Ross: Why earlier COVID lockdowns wouldn’t have made a difference
Sep 10, 2020, 7:05 AM | Updated: 12:05 pm
(AP Photo/Patrick Semansky)
Joe Biden is blaming President Trump for the COVID death count.
“He knowingly and willingly lied about the threat imposed on the country for months,” Biden said this week.
This is based on Bob Woodward’s new book, which reports that back in February, the president knew exactly how deadly the coronavirus was. He’s even got it on tape.
“It’s also more deadly than even your, you know, even your strenuous flus,” Trump told Woodward.
That was on Feb. 7. And yet at a rally two days later, he speculated it would miraculously go away in April.
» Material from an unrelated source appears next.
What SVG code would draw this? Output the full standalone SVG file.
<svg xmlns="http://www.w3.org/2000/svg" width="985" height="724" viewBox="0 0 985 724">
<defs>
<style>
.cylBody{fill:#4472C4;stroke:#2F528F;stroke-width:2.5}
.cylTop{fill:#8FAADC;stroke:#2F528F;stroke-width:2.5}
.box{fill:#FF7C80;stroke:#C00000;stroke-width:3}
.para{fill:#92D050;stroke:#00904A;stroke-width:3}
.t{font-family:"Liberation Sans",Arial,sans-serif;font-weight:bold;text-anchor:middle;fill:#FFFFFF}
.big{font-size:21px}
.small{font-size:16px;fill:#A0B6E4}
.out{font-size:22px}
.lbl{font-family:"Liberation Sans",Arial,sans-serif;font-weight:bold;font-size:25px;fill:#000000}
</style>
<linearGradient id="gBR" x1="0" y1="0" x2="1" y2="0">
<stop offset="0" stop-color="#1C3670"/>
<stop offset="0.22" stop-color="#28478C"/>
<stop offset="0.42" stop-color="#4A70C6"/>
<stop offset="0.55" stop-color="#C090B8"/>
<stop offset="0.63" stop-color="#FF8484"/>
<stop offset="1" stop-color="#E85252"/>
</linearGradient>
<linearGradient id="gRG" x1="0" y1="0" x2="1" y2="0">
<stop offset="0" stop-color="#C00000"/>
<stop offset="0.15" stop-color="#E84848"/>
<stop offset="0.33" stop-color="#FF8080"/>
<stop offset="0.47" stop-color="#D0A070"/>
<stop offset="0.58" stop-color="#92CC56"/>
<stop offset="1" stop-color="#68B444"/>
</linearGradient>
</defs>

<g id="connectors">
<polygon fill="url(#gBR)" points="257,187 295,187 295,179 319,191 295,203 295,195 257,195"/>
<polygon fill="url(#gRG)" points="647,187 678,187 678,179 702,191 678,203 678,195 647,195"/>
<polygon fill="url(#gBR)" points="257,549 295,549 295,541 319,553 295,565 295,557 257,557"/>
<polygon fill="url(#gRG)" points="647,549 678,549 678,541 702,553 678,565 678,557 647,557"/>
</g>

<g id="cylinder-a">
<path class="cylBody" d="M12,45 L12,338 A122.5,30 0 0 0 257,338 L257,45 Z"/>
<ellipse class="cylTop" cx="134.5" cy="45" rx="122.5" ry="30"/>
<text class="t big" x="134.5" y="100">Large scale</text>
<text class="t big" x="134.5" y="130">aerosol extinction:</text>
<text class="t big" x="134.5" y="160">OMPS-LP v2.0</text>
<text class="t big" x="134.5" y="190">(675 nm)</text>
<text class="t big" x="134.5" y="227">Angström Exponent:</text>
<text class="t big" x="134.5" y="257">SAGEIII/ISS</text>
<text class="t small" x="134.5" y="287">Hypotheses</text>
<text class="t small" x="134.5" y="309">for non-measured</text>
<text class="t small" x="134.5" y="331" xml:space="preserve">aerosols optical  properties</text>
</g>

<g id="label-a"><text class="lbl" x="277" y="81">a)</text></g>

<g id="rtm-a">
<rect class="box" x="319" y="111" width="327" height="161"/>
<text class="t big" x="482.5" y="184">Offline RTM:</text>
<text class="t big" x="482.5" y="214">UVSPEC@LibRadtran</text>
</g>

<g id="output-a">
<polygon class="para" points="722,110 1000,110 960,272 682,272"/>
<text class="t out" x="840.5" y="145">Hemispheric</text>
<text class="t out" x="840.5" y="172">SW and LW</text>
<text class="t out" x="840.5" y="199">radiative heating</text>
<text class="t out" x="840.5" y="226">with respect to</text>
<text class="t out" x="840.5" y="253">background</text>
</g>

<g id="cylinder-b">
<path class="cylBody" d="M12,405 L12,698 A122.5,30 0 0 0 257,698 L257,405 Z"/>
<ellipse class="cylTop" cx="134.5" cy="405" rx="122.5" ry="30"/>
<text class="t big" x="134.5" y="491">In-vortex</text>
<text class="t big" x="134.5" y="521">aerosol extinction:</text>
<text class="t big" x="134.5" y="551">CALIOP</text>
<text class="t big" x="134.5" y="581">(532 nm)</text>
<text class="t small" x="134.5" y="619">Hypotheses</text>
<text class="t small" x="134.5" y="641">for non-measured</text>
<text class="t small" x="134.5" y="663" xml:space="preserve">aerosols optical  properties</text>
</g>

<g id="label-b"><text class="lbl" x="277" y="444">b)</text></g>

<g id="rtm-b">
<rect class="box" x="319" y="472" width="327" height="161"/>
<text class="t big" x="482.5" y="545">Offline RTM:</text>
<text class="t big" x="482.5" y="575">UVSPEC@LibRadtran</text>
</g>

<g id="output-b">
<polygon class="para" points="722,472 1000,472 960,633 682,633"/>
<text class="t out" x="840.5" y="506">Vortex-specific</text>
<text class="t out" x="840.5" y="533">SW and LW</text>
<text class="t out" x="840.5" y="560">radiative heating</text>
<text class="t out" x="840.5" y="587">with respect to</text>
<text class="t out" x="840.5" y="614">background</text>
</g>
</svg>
Well, Joe Biden was furious.
“Experts say … if he acted two weeks sooner back in March, 54,000 lives would have been spared in March and April alone,” Biden said.
But let’s think about that. Let’s assume the president had shut down the country on March 1. That means he would have shut down schools, shut down businesses, shut down public events, isolated family members, ordered mandatory masks – and tanked the U.S. economy – at a time when the daily death rate was three. Not 300, not 30, but three.
Do you think enough of us would have obeyed that order to make a difference? Heck, there are people who won’t follow the rules now even knowing the consequences.
So, Trump may have lied. But the idea that the truth would have actually have made our stiff-necked countrymen snap to attention strikes me as magical thinking.